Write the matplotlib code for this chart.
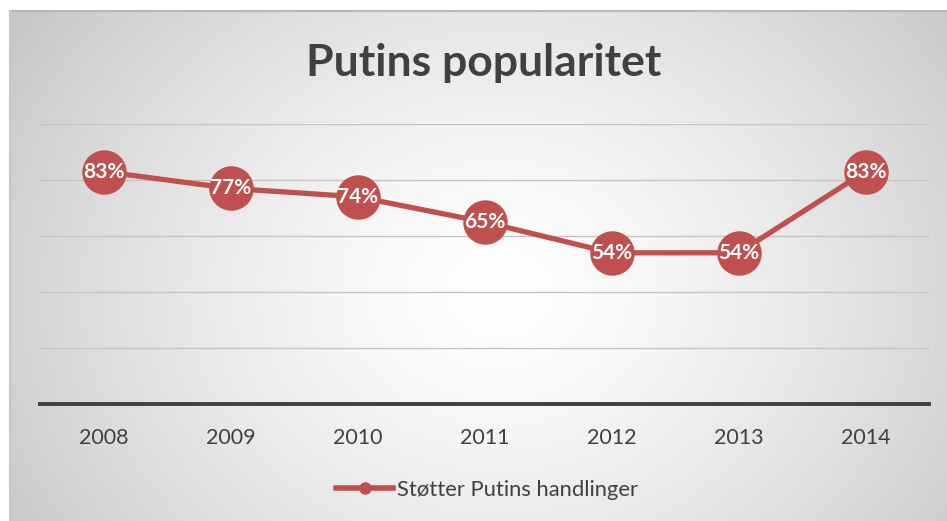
import numpy as np
import matplotlib
matplotlib.use("Agg")
import matplotlib.pyplot as plt
from matplotlib.lines import Line2D

years = ["2008", "2009", "2010", "2011", "2012", "2013", "2014"]
support = [83, 77, 74, 65, 54, 54, 83]
series_name = "Støtter Putins handlinger"
title = "Putins popularitet"

RED = "#C0504D"
DARK = "#404040"
FONT = ["Lato", "DejaVu Sans"]

W, H = 947, 521
fig = plt.figure(figsize=(W / 100, H / 100), dpi=100)
fig.patch.set_facecolor("white")

# radial gradient background
bg = fig.add_axes([10 / W, 0, 1 - 10 / W, 1 - 11 / H])
bg.set_axis_off()
ny, nx = 300, 540
yy, xx = np.mgrid[0:ny, 0:nx]
cx, cy = nx * 0.52, ny * 0.55
r = np.sqrt(((xx - cx) / (nx * 0.62)) ** 2 + ((yy - cy) / (ny * 0.95)) ** 2)
r = np.clip(r, 0, 1)
val = 1.0 - 0.22 * r ** 1.4
img = np.dstack([val, val, val])
bg.imshow(img, aspect="auto", extent=[0, 1, 0, 1], interpolation="bilinear")
bg.set_xlim(0, 1)
bg.set_ylim(0, 1)
bg.plot([0, 1], [1, 1], color="#b8b8b8", lw=1.5, transform=bg.transAxes, clip_on=False)
bg.plot([0, 0], [0, 1], color="#c8c8c8", lw=1.5, transform=bg.transAxes, clip_on=False)

ax = fig.add_axes([40 / W, 1 - 404 / H, (929 - 40) / W, (404 - 124) / H])
ax.set_facecolor("none")
x = np.arange(len(years))
ax.set_xlim(-0.5, len(years) - 0.5)
ax.set_ylim(0, 100)
for g in [20, 40, 60, 80, 100]:
    ax.axhline(g, color="#c4c4c4", lw=1.0, zorder=1)
ax.axhline(0, color=DARK, lw=2.8, zorder=2, clip_on=False)
for s in ax.spines.values():
    s.set_visible(False)
ax.set_yticks([])
ax.set_xticks(x)
ax.set_xticklabels(years, fontsize=15.5, color=DARK, fontfamily=FONT)
ax.tick_params(axis="x", length=0, pad=17)

ax.plot(x, support, color=RED, lw=3.8, marker="o", ms=31, zorder=3, clip_on=False)
for xi, v in zip(x, support):
    ax.text(xi, v, f"{v}%", ha="center", va="center", color="white",
            fontsize=15, fontweight="bold", fontfamily=FONT, zorder=4)

fig.text(483.5 / W, 1 - 63 / H, title, ha="center", va="center",
         fontsize=32, fontweight="bold", color=DARK, fontfamily=FONT)

proxy = Line2D([], [], color=RED, lw=4, marker="o", ms=8)
leg = fig.legend([proxy], [series_name], loc="center", bbox_to_anchor=(487 / W, 1 - 490 / H),
                 frameon=False, handlelength=2.6, handletextpad=0.15,
                 prop={"family": FONT, "size": 15.8})
for t in leg.get_texts():
    t.set_color(DARK)

fig.savefig("out.png", dpi=100)
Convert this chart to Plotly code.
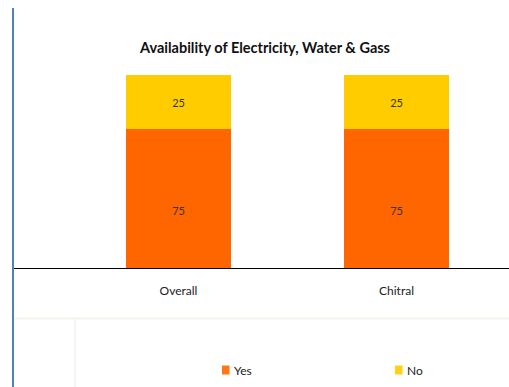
import plotly.graph_objects as go

categories = ["Overall", "Chitral"]
yes_values = [75, 75]
no_values = [25, 25]
series_names = ["Yes", "No"]
series_colors = ["#ff6600", "#ffcc00"]

W, H = 509, 387
L, R, T, B = 13, 0, 65, 119
plot_w = W - L - R
plot_h = H - T - B

FONT = "Lato"

fig = go.Figure()
for name, vals, col in zip(series_names, [yes_values, no_values], series_colors):
    fig.add_trace(go.Bar(
        x=categories, y=vals, name=name,
        marker=dict(color=col, line=dict(width=0)),
        text=vals, textposition="inside", insidetextanchor="middle",
        textfont=dict(family=FONT, size=11, color="#333333"),
        width=0.482, showlegend=False,
    ))

def px_x(p):
    return (p - L) / plot_w

def px_y(p):
    return (H - B - p) / plot_h

shapes = [
    # light frame of the legend panel
    dict(type="line", xref="paper", yref="paper",
         x0=px_x(13), x1=px_x(509), y0=px_y(318.5), y1=px_y(318.5),
         line=dict(color="#f4f3ee", width=2)),
    dict(type="line", xref="paper", yref="paper",
         x0=px_x(75), x1=px_x(75), y0=px_y(319), y1=px_y(387),
         line=dict(color="#f4f4f4", width=2)),
    # left blue rule
    dict(type="line", xref="paper", yref="paper",
         x0=px_x(13), x1=px_x(13), y0=px_y(8), y1=px_y(387),
         line=dict(color="#4f81bd", width=2)),
]

# legend: small colour key followed by the series name
annotations = []
legend_x = [222, 395]
for name, col, lx in zip(series_names, series_colors, legend_x):
    shapes.append(dict(type="rect", xref="paper", yref="paper",
                       x0=px_x(lx), x1=px_x(lx + 7.5),
                       y0=px_y(374.5), y1=px_y(365.5),
                       line=dict(width=0), fillcolor=col, opacity=0.9))
    annotations.append(dict(text=name, xref="paper", yref="paper",
                            x=px_x(lx + 9.5), y=px_y(370), xanchor="left",
                            yanchor="middle", showarrow=False,
                            font=dict(family=FONT, size=12, color="#222222")))

fig.update_layout(
    width=W, height=H,
    margin=dict(l=L, r=R, t=T, b=B, pad=0, autoexpand=False),
    barmode="stack",
    paper_bgcolor="white", plot_bgcolor="white",
    font=dict(family=FONT, size=11, color="#222222"),
    title=dict(text="<b>Availability of Electricity, Water & Gass</b>",
               x=265 / W, xanchor="center", y=1 - 48 / H, yanchor="middle",
               font=dict(family=FONT, size=14.5, color="#111111")),
    xaxis=dict(range=[-(178.5 - L) / 218, 1 + (509 - 396.5) / 218],
               showline=True, linecolor="black", linewidth=1,
               showgrid=False, ticks="", tickfont=dict(size=12, color="#222222"),
               ticklabelstandoff=12),
    yaxis=dict(range=[10.65, 104.63], visible=False, showgrid=False),
    showlegend=False,
    shapes=shapes,
    annotations=annotations,
    bargap=0,
)

fig.write_html("out.html")
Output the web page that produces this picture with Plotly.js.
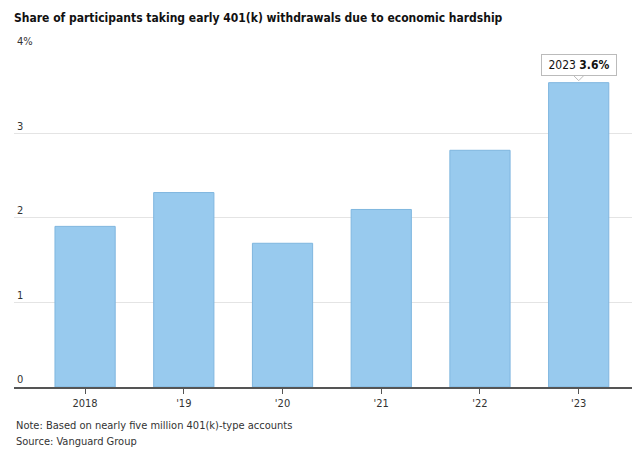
<!DOCTYPE html>
<html>
<head>
<meta charset="utf-8">
<script src="https://cdn.plot.ly/plotly-3.0.1.min.js"></script>
<style>html,body{margin:0;padding:0;background:#fff;}#chart{width:644px;height:456px;}
#chart text{font-stretch:condensed !important;}</style>
</head>
<body>
<div id="chart"></div>
<script>
const categories = ['2018', "'19", "'20", "'21", "'22", "'23"];
const shares = [1.9, 2.3, 1.7, 2.1, 2.8, 3.6];
const yTickVals = [0, 1, 2, 3, 4];
const yTickText = ['0', '1', '2', '3', '4%'];
const titleText = 'Share of participants taking early 401(k) withdrawals due to economic hardship';
const noteText = 'Note: Based on nearly five million 401(k)-type accounts';
const sourceText = 'Source: Vanguard Group';
const calloutText = '2023 <b>3.6%</b>';
const calloutIndex = 5;

const FONT = '"DejaVu Sans", sans-serif';

const trace = {
  type: 'bar',
  x: categories.map((c, i) => i),
  y: shares,
  width: 0.61,
  marker: {color: '#98caee', line: {color: '#7fb6df', width: 1}},
  hoverinfo: 'none'
};

const mT = 48, mB = 69;
const plotH = 456 - mT - mB;

const layout = {
  width: 644, height: 456,
  margin: {l: 14, r: 12, t: mT, b: mB},
  paper_bgcolor: '#fff', plot_bgcolor: '#fff',
  font: {family: FONT, color: '#333', size: 12},
  showlegend: false,
  title: {text: '<b>' + titleText + '</b>', x: 0, xref: 'paper', xanchor: 'left',
          y: 1 - 18/456, yref: 'container', yanchor: 'middle',
          font: {family: FONT, size: 12, color: '#111'}},
  xaxis: {
    range: [-0.72, 5.54],
    tickvals: categories.map((c, i) => i),
    ticktext: categories,
    showgrid: false, zeroline: false,
    showline: true, linecolor: '#555', linewidth: 1.5,
    ticks: 'outside', ticklen: 5, tickcolor: '#555', tickwidth: 1,
    tickfont: {family: FONT, size: 11, color: '#333'}
  },
  yaxis: {
    range: [0, 4.01],
    tickvals: yTickVals, ticktext: yTickText,
    ticklabelposition: 'inside top',
    ticklabeloverflow: 'allow',
    showgrid: true, gridcolor: '#e4e4e4', gridwidth: 1,
    zeroline: false, showline: false, ticks: '',
    tickfont: {family: FONT, size: 11, color: '#333'}
  },
  shapes: [
    {type: 'path', layer: 'above', xref: 'x', yref: 'y',
     xsizemode: 'pixel', ysizemode: 'pixel', xanchor: calloutIndex, yanchor: shares[calloutIndex],
     path: 'M-6,8 L0,2 L6,8', fillcolor: '#fff', line: {color: '#bbb', width: 1}}
  ],
  annotations: [
    {x: calloutIndex, y: shares[calloutIndex], xref: 'x', yref: 'y', text: calloutText, showarrow: false,
     yanchor: 'bottom', yshift: 7, bgcolor: '#fff', bordercolor: '#bbb', borderwidth: 1, borderpad: 3,
     font: {family: FONT, size: 12, color: '#111'}},
    {x: 0, xref: 'paper', xanchor: 'left', align: 'left', y: (456 - mB - 425) / plotH, yref: 'paper', yanchor: 'middle',
     text: noteText, showarrow: false, font: {family: FONT, size: 11, color: '#333'}},
    {x: 0, xref: 'paper', xanchor: 'left', align: 'left', y: (456 - mB - 441) / plotH, yref: 'paper', yanchor: 'middle',
     text: sourceText, showarrow: false, font: {family: FONT, size: 11, color: '#333'}}
  ]
};

Plotly.newPlot('chart', [trace], layout, {displayModeBar: false, staticPlot: true});
</script>
</body>
</html>
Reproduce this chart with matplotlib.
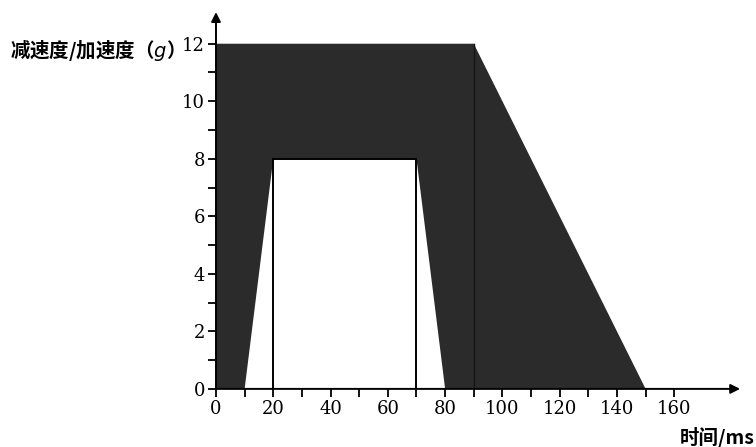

_Goal_:
Find and copy every line in the entries above where the string "this" occurs.

_Reply_:
Write the matplotlib code for this chart.
Convert this chart to Plotly code.
Output the web page that produces this picture with Plotly.js.
Reproduce this chart with matplotlib.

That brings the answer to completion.